Is the Group Going to Reject a $50,000 Grant?
During the public comment period at the monthly Business Improvement District meeting on April 3 in the Chamber of Commerce office, resident Marge Gold asked when they were going to hold a community meeting to gather suggestions about how to spend the parking-meter money designated for Pacific Palisades
BID board member Rick Lemmo explained that a meeting isn’t planned because the BID would have to submit an application and a designated project (funded by this pilot program) would need to be completed in a year.
Asked how much money it would be, Lemmo said “about $55,000,” and added, “We would only be able to spend the money on that project.”
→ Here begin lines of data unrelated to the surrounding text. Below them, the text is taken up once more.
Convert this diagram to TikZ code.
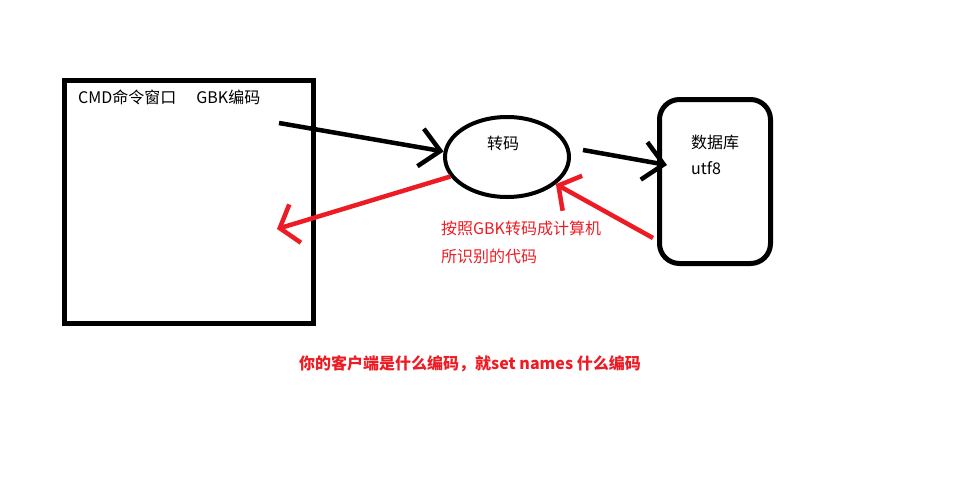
\documentclass[tikz,border=0pt]{standalone}
\usepackage{fontspec}
\setmainfont{Noto Sans CJK SC}
\usepackage{xcolor}
\usetikzlibrary{arrows.meta, shapes.geometric, positioning}
\definecolor{paintred}{RGB}{237,28,36}

\begin{document}
\begin{tikzpicture}[
            x=1pt,
            y=-1pt,
            every node/.style={
                    inner sep=0pt,
                    font=\fontsize{16}{19}\selectfont
                },
            window box/.style={
                    draw=black,
                    line width=5pt,
                    minimum width=249pt,
                    minimum height=243pt
                },
            codec ellipse/.style={
                    draw=black,
                    ellipse,
                    line width=4pt,
                    minimum width=124pt,
                    minimum height=80pt
                },
            db box/.style={
                    draw=black,
                    rounded corners=20pt,
                    line width=5pt,
                    minimum width=111pt,
                    minimum height=164pt
                },
            black arrow/.style={
                    draw=black,
                    line width=4.5pt,
                    -{Straight Barb[length=20pt,width=38pt]}
                },
            red arrow/.style={
                    draw=paintred,
                    line width=4.5pt,
                    -{Straight Barb[length=16pt,width=40pt]}
                },
            plain label/.style={
                    anchor=west,
                    text=black
                },
            red label/.style={
                    anchor=west,
                    text=paintred
                }
        ]

        \useasboundingbox (0, 0) rectangle (953, 501);

        % Boxes
        \node[window box] (cmd) at (189, 202) {};
        \node[codec ellipse] (codec) at (507, 157) {};
        \node[db box] (db) at (715, 181.5) {};

        % Texts in boxes
        \node[plain label] (cmd-label) at (78, 97) {CMD命令窗口\hspace{20pt}GBK编码};
        \node[plain label] (codec-label) at (487, 143) {转码};
        \node[plain label] (db-label) at (691, 142) {数据库};
        \node[plain label] (db-charset) at (691, 168) {utf8};

        % Free ends
        \coordinate (cmd-out) at (279, 123);
        \coordinate (cmd-in) at (277, 229);
        \coordinate (codec-out) at (583, 150);
        \coordinate (db-in) at (667, 165);
        \coordinate (db-out) at (653, 238);

        % Connections
        \draw[black arrow] (cmd-out) -- (codec.175);
        \draw[black arrow] (codec-out) -- (db-in);
        \draw[red arrow] (db-out) -- (codec.331);
        \draw[red arrow] (codec.199) -- (cmd-in);

        % Notes
        \node[red label] (note-1) at (441, 228) {按照GBK转码成计算机};
        \node[red label] (note-2) at (441, 256) {所识别的代码};
        \node[red label, font=\fontsize{16}{19}\selectfont\bfseries] (note-3) at (299, 364) {你的客户端是什么编码，就set names 什么编码};

    \end{tikzpicture}
\end{document}
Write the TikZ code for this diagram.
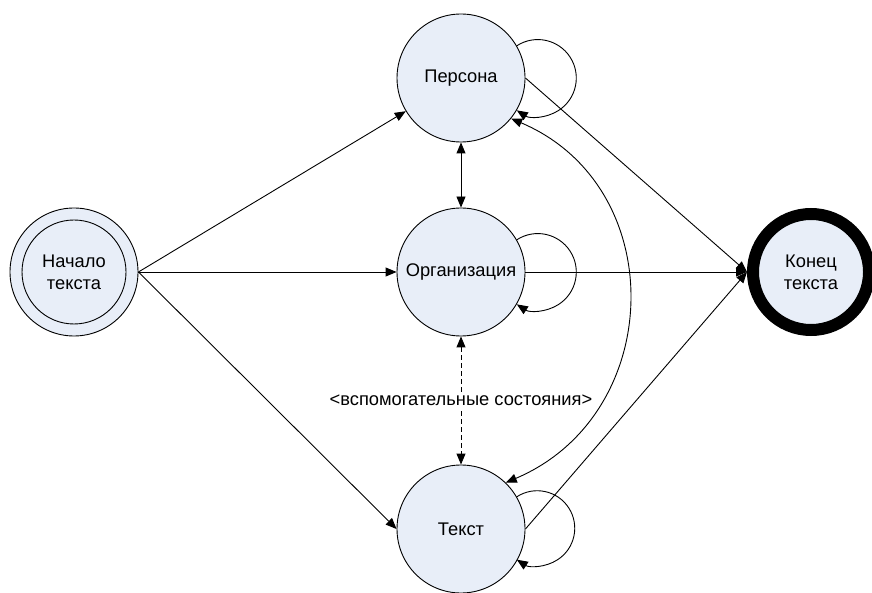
\documentclass[tikz,border=0pt]{standalone}
\usepackage{fontspec}
\setmainfont{Liberation Sans}
\usetikzlibrary{arrows.meta}
\definecolor{nodefill}{RGB}{232,238,248}
\begin{document}
\begin{tikzpicture}[x=1pt,y=1pt,
  state/.style={circle, draw, line width=0.9pt, fill=nodefill, minimum size=128pt, inner sep=0pt, align=center, font=\fontsize{18.3}{22}\selectfont},
  conn/.style={line width=0.9pt, -{Triangle[length=11pt,width=9pt]}},
  biconn/.style={line width=0.9pt, {Triangle[length=11pt,width=9pt]}-{Triangle[length=11pt,width=9pt]}},
  lbl/.style={fill=white, inner sep=2pt, font=\fontsize{18.3}{22}\selectfont}
]
\useasboundingbox (0,0) rectangle (872,592);

\node[state] (S) at (74,320) {};
\node[state, fill=none, minimum size=104pt] (Si) at (74,320) {Начало\\текста};
\node[state] (P) at (461,514) {Персона};
\node[state] (O) at (461,320) {Организация};
\node[state] (T) at (461,63) {Текст};
\node[state, line width=12pt, minimum size=116pt] (K) at (811,320) {Конец\\текста};

% from start
\draw[conn] (S.east) -- (P);
\draw[conn] (S.east) -- (O.west);
\draw[conn] (S.east) -- (T.west);

% to end
\draw[conn] (P.east) -- (K.west);
\draw[conn] (O.east) -- (K.west);
\draw[conn] (T.east) -- (K.west);

% vertical links
\draw[biconn] (P.south) -- (O.north);
\draw[biconn, dash pattern=on 5pt off 3pt] (O.south) -- node[lbl] (L) {<вспомогательные состояния>} (T.north);

% curved link
\draw[biconn] (P.-39.5) to[out=-23, in=23, looseness=1.22] (T.46);

% self loops
\draw[conn] (P.30) arc[start angle=123, end angle=-123, radius=38.5];
\draw[conn] (O.30) arc[start angle=123, end angle=-123, radius=38.5];
\draw[conn] (T.30) arc[start angle=123, end angle=-123, radius=37.5];
\end{tikzpicture}
\end{document}
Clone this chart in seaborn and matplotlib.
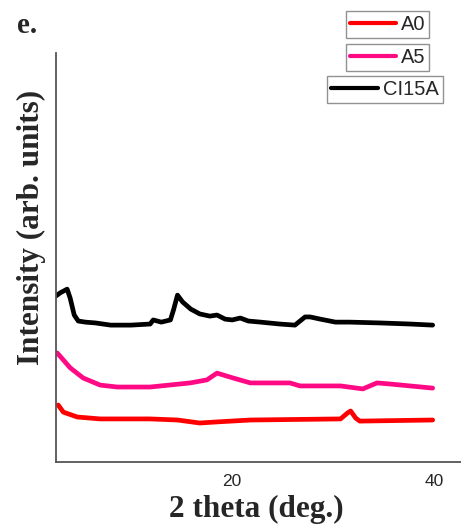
import matplotlib
matplotlib.use("Agg")
import matplotlib.pyplot as plt
from matplotlib.lines import Line2D
import seaborn as sns
import pandas as pd

# ---- data ----
ci15a_x = [2.6, 3.0, 3.7, 4.0, 4.4, 4.8, 5.5, 6.5, 8.0, 10.0, 11.9, 12.2, 13.0, 13.9, 14.2, 14.6,
           15.1, 15.9, 16.8, 17.8, 18.5, 19.3, 20.0, 20.8, 21.6, 22.8, 24.7, 26.2, 26.7, 27.2,
           27.7, 28.7, 30.2, 31.6, 34.6, 37.6, 39.8]
ci15a_y = [6.09, 6.20, 6.34, 6.01, 5.39, 5.17, 5.13, 5.10, 5.02, 5.02, 5.06, 5.21, 5.13, 5.21, 5.57, 6.12,
           5.87, 5.61, 5.43, 5.35, 5.39, 5.24, 5.21, 5.28, 5.17, 5.13, 5.06, 5.02, 5.17, 5.32,
           5.32, 5.24, 5.13, 5.13, 5.10, 5.06, 5.02]

a5_x = [2.72, 4.01, 5.29, 6.97, 8.65, 11.9, 15.85, 17.5, 18.5, 20.1, 21.8, 25.7, 26.7, 30.7, 32.9, 34.3, 35.6, 39.8]
a5_y = [4.00, 3.45, 3.08, 2.82, 2.75, 2.75, 2.90, 3.01, 3.26, 3.08, 2.90, 2.90, 2.79, 2.79, 2.68, 2.90, 2.86, 2.71]

a0_x = [2.82, 3.32, 4.70, 6.97, 11.9, 14.6, 16.8, 18.5, 21.8, 30.7, 31.4, 31.7, 32.2, 32.6, 39.8]
a0_y = [2.09, 1.83, 1.65, 1.58, 1.58, 1.54, 1.43, 1.47, 1.54, 1.58, 1.80, 1.87, 1.61, 1.50, 1.54]

series_names = ["A0", "A5", "CI15A"]
series_colors = ["#FF0000", "#FF0A84", "#000000"]

df = pd.concat([
    pd.DataFrame({"x": a0_x, "y": a0_y, "s": "A0"}),
    pd.DataFrame({"x": a5_x, "y": a5_y, "s": "A5"}),
    pd.DataFrame({"x": ci15a_x, "y": ci15a_y, "s": "CI15A"}),
])

sns.set_style("white")
W, H = 461, 527
fig = plt.figure(figsize=(W / 100, H / 100), dpi=100)
ax = fig.add_axes([56 / W, (H - 462) / H, (W - 56) / W, (462 - 53) / H])

sns.lineplot(data=df, x="x", y="y", hue="s", palette=dict(zip(series_names, series_colors)),
             linewidth=3.4, ax=ax, legend=False, estimator=None, sort=False)

ax.set_xlim(2.6, 42.6)
ax.set_ylim(0, 15)
ax.set_xticks([10, 20, 30, 40])
ax.set_xticklabels(["", "20", "", "40"], family="Liberation Sans", fontsize=12.5)
ax.set_yticks(range(1, 15))
ax.set_yticklabels([])
ax.tick_params(axis="x", direction="out", length=4, width=1.2, color="#333333", pad=5)
ax.tick_params(axis="y", direction="in", length=2.5, width=1, color="#555555")
for side in ["top", "right"]:
    ax.spines[side].set_visible(False)
for side in ["left", "bottom"]:
    ax.spines[side].set_color("#555555")
    ax.spines[side].set_linewidth(1.3)

ax.set_xlabel("2 theta (deg.)", family="Liberation Serif", fontweight="bold", fontsize=22.5)
ax.set_ylabel("Intensity (arb. units)", family="Liberation Serif", fontweight="bold", fontsize=22.5)
ax.xaxis.set_label_coords((256 - 56) / (W - 56), -(495 - 462) / (462 - 53))
ax.yaxis.set_label_coords(-(56 - 46) / (W - 56), (462 - 227) / (462 - 53))

fig.text(17 / W, 1 - 33 / H, "e.", family="Liberation Serif", fontweight="bold", fontsize=21)

legend_tops = [11, 44, 76]
legend_cx = [387.5, 387.5, 385]
for name, col, top, cx in zip(series_names, series_colors, legend_tops, legend_cx):
    h = Line2D([0], [0], color=col, linewidth=3)
    leg = fig.legend([h], [name], loc="upper center", bbox_to_anchor=(cx / W, 1 - top / H),
                     frameon=True, fancybox=False, borderpad=0.2,
                     handlelength=2.3, handletextpad=0.25, borderaxespad=0,
                     prop={"family": "Liberation Sans", "size": 14.5})
    leg.get_frame().set_edgecolor("#777777")
    leg.get_frame().set_linewidth(1.0)

fig.savefig("out.png", dpi=100)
Circling the News asked Lemmo and BID President Elliot Zorensky for a clarification: “Does this mean you won’t take the money because you don’t want to fill out an application?”
CTN was told “No.” Zorensky clarified that “We can only spend money on a specific project, and one isn’t being considered.”
Lemmo added, “We would never have a forum for that.”
Councilman Mike Bonin’s Field Deputy Lisa Cahill said, “There are lots of other entities that really want this money, for example the Brentwood Community Council, who wondered why the Palisades got it.”
DRB representative David Peterson asked if the money only goes to BIDs or if it could go to the Pacific Palisades Community Council.
“My understanding was this area was chosen to do a good thing as a pilot for parking meter money,” said Cahill. “I’m hearing that people don’t want this money.”
In his February newsletter, Councilman Bonin wrote: “The city recently approved a pilot program that is designed to keep the money spent at parking meters in the neighborhood where the money is generated. Under the pilot program, 15% of the revenue from parking meters in designated business improvement district areas will go to the BID, so decisions about how best to use money from meters to improve local transportation can be made by people in the neighborhood.
“I am very happy to report that Pacific Palisades will be one of three areas where this pilot program will be launched, meaning that a minimum of $50,000 – and likely more – will be available for the Pacific Palisades BID to spend on local mobility improvements, like street and sidewalk repairs, wayfinding signage, or on streetscape and community beautification efforts. The BID, which is made up of local businesses, will be responsible for engaging local stakeholders to decide which local improvements are best for Pacific Palisades.”
The other two BIDS chosen were Westwood Village and Lincoln Heights.
Circling the News contacted Bonin’s spokesperson David Graham-Caso in February, asking if it was all meters in the Palisades meters or just those in the business district. In a February 7 email, he clarified that the money would only come from meters within the BID boundaries (from Carey to Via de la Paz, on both sides of Sunset, plus side streets).
BID members Joe Ramirez and David Peterson volunteered to form an ad hoc committee and see exactly what needed to be done to receive the money.
Gold said, “I was thinking some sidewalks could be fixed.”
Lemmo replied, “You don’t get a lot of sidewalks fixed for $55,000.”